> To be done
In the data below, locate the line containing "Emit a Python" and the line containing "bin_edges = np.linspace(0.0, 1.0, 21)", then retype both and everything between them exactly. Pictures are not part of the copy.

> Rows
################
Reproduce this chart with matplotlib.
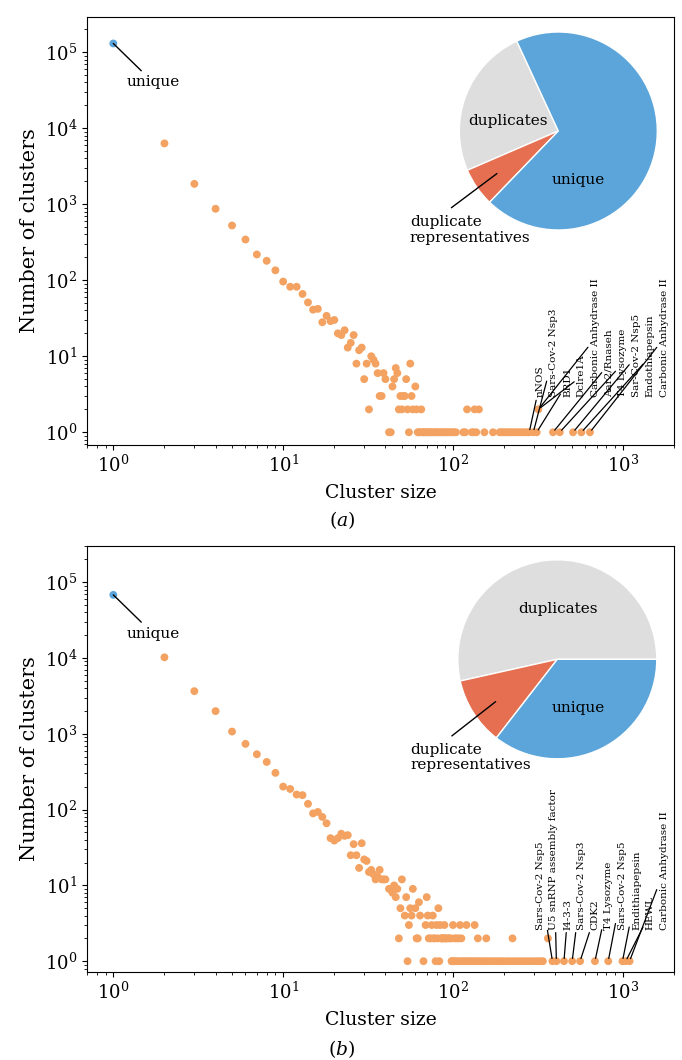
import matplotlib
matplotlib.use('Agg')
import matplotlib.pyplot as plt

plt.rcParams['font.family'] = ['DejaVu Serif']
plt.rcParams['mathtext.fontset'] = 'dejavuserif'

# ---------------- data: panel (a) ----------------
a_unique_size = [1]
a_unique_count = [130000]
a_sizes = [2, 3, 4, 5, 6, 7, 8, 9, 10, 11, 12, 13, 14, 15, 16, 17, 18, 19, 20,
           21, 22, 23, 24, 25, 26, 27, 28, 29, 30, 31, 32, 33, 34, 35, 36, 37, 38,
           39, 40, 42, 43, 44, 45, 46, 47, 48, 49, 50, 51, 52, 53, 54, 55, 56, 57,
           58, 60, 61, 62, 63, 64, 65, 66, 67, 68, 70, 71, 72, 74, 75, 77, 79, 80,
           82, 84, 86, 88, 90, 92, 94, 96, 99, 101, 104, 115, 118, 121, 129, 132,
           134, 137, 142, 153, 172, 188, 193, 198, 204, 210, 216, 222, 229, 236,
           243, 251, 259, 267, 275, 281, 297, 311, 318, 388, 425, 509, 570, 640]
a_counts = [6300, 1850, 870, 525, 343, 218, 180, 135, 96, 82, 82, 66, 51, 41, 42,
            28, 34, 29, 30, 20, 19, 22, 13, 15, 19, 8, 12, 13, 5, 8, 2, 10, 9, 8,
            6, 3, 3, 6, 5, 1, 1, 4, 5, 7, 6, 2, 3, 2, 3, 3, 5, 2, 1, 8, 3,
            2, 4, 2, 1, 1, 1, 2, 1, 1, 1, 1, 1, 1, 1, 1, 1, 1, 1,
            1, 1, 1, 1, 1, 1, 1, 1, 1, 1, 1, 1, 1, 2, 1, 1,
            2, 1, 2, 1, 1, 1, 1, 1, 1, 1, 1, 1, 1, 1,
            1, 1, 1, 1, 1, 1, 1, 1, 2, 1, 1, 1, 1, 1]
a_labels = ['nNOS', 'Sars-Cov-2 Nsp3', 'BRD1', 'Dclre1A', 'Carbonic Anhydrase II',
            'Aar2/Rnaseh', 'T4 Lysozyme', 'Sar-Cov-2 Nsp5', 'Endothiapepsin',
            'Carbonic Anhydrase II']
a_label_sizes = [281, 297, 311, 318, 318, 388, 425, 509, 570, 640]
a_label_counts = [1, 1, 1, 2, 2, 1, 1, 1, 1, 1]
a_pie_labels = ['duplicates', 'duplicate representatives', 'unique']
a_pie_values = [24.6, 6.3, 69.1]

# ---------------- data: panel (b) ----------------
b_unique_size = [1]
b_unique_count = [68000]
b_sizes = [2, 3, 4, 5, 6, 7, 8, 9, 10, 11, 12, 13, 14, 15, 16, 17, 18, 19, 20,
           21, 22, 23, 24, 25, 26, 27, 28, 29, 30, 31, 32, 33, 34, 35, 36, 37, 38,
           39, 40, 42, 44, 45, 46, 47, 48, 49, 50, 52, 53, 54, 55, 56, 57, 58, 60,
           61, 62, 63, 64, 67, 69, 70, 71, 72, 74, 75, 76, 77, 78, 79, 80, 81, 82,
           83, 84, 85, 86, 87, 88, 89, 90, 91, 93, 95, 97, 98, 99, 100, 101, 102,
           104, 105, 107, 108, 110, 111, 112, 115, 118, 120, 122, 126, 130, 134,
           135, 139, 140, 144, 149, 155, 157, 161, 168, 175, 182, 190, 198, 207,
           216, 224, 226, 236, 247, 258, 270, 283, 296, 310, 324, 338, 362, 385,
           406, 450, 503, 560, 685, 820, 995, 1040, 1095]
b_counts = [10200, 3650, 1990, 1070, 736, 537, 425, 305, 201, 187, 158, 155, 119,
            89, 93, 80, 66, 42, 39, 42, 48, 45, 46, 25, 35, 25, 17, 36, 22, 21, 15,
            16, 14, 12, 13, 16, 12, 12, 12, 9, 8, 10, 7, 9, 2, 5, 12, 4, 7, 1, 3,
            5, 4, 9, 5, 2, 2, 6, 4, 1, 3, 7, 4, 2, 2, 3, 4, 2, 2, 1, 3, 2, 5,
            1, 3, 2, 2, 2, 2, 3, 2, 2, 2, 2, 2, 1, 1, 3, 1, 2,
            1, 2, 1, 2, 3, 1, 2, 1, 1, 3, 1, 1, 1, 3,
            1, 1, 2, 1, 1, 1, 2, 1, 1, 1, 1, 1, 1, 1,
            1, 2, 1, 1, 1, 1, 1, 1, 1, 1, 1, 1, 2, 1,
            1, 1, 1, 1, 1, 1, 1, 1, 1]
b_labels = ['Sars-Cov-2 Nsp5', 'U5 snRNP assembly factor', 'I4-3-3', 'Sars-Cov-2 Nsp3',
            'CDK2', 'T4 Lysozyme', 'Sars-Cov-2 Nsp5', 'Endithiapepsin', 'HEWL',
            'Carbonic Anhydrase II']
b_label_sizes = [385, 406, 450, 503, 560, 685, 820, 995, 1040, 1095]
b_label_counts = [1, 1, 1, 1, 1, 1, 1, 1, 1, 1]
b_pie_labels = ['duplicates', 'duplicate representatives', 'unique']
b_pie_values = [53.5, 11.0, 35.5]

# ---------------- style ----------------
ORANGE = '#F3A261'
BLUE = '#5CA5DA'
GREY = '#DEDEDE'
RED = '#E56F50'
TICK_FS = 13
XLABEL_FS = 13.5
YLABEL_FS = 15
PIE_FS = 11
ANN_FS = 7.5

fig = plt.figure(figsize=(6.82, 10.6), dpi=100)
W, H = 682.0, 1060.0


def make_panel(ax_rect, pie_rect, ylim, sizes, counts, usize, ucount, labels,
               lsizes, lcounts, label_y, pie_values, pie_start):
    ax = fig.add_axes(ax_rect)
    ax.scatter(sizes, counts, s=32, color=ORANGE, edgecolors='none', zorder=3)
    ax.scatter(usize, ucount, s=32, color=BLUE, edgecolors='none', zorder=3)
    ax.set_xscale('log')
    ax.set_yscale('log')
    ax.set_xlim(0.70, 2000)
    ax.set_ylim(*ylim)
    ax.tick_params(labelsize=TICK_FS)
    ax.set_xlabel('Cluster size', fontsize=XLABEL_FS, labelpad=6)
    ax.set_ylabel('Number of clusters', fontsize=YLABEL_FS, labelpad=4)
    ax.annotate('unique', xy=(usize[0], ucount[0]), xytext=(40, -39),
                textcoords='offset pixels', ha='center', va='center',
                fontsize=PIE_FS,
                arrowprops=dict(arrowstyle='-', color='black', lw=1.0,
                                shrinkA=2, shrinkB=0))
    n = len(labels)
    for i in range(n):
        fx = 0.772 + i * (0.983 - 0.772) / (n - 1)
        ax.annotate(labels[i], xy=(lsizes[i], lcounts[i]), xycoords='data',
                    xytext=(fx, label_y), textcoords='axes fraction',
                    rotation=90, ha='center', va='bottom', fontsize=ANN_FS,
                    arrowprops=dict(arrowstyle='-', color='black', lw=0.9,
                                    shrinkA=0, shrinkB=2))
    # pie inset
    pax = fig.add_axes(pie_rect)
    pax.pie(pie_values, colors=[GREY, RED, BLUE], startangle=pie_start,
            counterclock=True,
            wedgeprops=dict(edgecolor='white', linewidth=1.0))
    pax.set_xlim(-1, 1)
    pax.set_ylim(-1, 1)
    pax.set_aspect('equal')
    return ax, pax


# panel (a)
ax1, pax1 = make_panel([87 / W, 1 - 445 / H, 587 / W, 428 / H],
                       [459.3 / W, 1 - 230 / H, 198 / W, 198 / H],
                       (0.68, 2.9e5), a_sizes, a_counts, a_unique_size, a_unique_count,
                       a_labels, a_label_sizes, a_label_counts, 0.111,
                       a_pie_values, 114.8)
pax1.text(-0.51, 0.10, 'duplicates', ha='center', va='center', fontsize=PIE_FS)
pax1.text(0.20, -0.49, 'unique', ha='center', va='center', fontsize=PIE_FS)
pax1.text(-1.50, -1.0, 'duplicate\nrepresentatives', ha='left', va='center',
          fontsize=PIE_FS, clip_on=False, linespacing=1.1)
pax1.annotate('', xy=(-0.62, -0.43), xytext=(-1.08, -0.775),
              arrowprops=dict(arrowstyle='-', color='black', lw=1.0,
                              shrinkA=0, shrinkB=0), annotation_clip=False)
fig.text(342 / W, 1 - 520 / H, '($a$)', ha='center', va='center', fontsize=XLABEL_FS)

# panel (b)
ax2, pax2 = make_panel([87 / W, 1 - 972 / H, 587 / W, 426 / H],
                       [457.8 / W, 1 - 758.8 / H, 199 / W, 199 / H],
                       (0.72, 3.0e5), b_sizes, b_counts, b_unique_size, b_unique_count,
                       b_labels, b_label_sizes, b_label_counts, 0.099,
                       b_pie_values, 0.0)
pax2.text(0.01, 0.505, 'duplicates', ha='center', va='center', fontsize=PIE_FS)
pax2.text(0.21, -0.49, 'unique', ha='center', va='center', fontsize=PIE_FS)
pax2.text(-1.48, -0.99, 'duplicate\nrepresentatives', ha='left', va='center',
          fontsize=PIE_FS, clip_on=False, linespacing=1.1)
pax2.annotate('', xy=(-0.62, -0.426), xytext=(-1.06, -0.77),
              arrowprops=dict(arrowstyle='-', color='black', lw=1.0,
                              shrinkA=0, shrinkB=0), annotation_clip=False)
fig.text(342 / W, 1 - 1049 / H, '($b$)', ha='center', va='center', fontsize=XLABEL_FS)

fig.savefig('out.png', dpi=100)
################
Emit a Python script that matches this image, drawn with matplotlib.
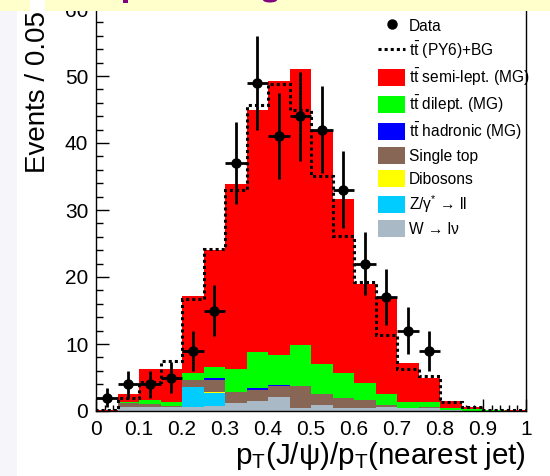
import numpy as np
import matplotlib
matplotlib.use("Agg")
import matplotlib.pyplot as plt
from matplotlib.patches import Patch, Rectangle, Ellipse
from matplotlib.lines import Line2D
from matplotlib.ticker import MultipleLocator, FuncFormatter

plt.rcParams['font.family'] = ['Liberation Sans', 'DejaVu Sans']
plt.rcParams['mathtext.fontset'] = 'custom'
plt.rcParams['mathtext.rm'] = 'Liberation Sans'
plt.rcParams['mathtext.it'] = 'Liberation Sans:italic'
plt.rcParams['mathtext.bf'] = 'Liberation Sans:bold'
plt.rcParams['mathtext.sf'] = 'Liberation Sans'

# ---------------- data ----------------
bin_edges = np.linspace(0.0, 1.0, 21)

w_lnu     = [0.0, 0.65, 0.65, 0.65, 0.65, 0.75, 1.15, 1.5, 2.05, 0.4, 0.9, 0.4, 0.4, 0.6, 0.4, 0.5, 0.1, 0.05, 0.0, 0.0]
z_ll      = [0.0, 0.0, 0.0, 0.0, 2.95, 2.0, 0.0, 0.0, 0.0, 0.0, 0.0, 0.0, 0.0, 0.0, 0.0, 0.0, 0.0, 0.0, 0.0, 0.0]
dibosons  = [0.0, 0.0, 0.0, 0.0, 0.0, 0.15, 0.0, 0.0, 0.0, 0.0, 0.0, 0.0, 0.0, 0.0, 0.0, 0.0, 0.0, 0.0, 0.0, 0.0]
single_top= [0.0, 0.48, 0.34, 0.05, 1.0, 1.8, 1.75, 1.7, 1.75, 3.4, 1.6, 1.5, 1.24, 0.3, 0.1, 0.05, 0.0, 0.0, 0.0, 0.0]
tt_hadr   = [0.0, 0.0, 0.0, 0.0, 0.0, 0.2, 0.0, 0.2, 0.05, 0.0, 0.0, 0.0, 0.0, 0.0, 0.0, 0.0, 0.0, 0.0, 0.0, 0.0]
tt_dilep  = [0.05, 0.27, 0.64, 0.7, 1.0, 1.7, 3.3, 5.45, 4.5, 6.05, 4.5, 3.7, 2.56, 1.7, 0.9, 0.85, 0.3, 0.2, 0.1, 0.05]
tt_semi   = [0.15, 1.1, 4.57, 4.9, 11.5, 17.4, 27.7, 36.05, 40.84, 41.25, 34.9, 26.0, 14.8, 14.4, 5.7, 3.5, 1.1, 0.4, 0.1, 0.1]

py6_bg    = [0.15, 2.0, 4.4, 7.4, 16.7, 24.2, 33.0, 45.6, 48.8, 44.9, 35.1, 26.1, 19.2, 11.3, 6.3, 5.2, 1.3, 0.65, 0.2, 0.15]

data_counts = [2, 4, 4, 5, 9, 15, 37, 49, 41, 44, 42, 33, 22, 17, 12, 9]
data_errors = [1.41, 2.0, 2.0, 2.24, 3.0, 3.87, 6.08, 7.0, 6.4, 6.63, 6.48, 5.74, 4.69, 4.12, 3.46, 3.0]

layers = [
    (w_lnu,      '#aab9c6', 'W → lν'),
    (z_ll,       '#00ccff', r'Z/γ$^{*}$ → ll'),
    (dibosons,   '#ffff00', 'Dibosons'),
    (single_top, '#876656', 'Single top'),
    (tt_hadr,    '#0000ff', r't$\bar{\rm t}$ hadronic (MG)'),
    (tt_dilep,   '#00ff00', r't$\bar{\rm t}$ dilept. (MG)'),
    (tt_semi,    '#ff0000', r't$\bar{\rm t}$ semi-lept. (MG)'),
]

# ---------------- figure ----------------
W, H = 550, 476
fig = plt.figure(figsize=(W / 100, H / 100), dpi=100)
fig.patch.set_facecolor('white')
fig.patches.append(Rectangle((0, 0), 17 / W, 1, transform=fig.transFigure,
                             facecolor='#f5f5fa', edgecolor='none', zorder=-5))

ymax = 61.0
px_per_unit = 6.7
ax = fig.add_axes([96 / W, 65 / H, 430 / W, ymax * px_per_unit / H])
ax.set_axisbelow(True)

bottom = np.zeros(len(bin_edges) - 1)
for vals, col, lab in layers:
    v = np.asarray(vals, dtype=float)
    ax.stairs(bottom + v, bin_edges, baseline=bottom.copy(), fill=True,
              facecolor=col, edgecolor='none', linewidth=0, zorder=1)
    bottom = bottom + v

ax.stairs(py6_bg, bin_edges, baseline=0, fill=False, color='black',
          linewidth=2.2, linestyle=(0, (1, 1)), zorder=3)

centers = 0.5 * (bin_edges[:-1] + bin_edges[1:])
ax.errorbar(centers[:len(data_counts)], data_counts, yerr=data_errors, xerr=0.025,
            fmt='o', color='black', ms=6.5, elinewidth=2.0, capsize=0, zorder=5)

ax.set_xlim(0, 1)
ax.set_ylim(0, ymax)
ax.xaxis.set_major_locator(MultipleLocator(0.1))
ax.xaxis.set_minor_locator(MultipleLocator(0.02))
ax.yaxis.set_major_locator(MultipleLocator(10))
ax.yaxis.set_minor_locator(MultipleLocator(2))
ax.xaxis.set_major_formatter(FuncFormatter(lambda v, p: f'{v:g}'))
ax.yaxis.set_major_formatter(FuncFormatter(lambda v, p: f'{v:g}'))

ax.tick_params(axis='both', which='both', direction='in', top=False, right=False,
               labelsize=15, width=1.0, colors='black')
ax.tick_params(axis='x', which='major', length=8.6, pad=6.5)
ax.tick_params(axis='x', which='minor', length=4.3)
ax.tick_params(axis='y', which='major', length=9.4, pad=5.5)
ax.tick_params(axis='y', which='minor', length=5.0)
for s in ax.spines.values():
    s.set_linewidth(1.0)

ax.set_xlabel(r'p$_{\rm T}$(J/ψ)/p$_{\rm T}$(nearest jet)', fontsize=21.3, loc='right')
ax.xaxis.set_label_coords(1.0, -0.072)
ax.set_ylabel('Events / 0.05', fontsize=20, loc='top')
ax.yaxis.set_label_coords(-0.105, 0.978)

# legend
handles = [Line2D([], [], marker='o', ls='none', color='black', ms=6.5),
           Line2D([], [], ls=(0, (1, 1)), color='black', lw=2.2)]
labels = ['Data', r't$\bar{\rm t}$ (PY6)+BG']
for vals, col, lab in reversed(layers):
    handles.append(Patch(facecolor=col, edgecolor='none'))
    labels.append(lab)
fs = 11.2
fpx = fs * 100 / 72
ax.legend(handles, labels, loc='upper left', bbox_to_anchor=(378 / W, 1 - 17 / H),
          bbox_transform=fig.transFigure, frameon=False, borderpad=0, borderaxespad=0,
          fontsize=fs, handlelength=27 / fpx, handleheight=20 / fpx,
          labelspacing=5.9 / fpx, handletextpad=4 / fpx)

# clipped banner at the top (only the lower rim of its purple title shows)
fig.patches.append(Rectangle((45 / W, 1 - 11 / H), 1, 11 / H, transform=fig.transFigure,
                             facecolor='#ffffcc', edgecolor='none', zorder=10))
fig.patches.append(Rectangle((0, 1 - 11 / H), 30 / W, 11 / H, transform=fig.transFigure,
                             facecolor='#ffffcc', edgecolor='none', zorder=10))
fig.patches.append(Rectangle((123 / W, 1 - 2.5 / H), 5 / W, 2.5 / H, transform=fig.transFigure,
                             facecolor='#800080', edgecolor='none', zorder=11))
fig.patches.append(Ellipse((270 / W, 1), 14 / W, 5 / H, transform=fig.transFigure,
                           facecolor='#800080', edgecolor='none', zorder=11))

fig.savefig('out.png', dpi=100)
################
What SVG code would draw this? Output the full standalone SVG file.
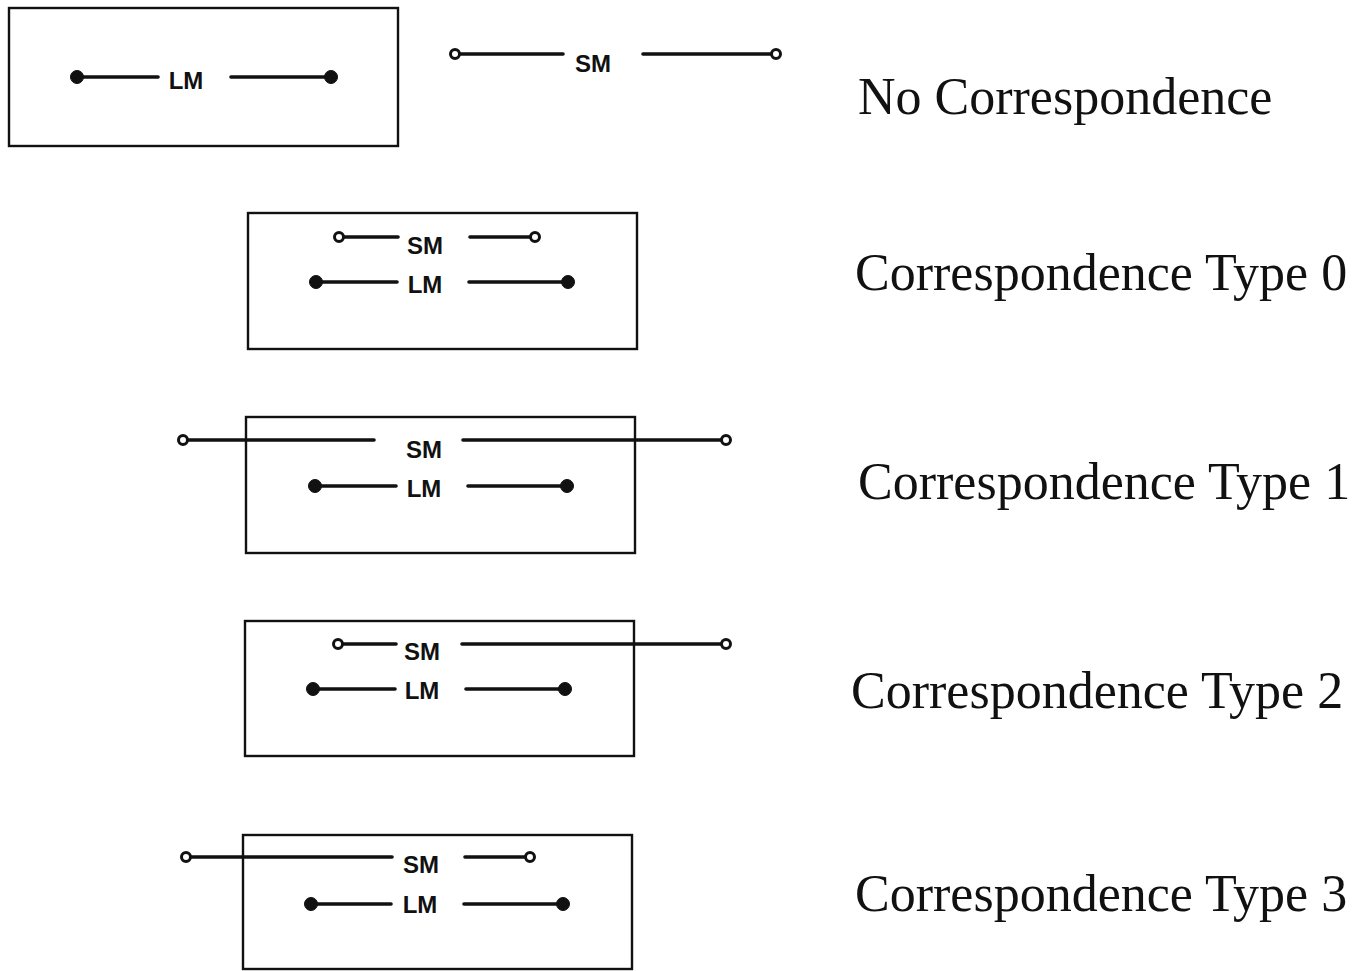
################
> Exercise response
Emit a Python script that matches this image, drawn with matplotlib.
import numpy as np
import matplotlib
matplotlib.use("Agg")
import matplotlib.pyplot as plt
from matplotlib.patches import Patch, Rectangle, Ellipse
from matplotlib.lines import Line2D
from matplotlib.ticker import MultipleLocator, FuncFormatter

plt.rcParams['font.family'] = ['Liberation Sans', 'DejaVu Sans']
plt.rcParams['mathtext.fontset'] = 'custom'
plt.rcParams['mathtext.rm'] = 'Liberation Sans'
plt.rcParams['mathtext.it'] = 'Liberation Sans:italic'
plt.rcParams['mathtext.bf'] = 'Liberation Sans:bold'
plt.rcParams['mathtext.sf'] = 'Liberation Sans'

# ---------------- data ----------------
bin_edges = np.linspace(0.0, 1.0, 21)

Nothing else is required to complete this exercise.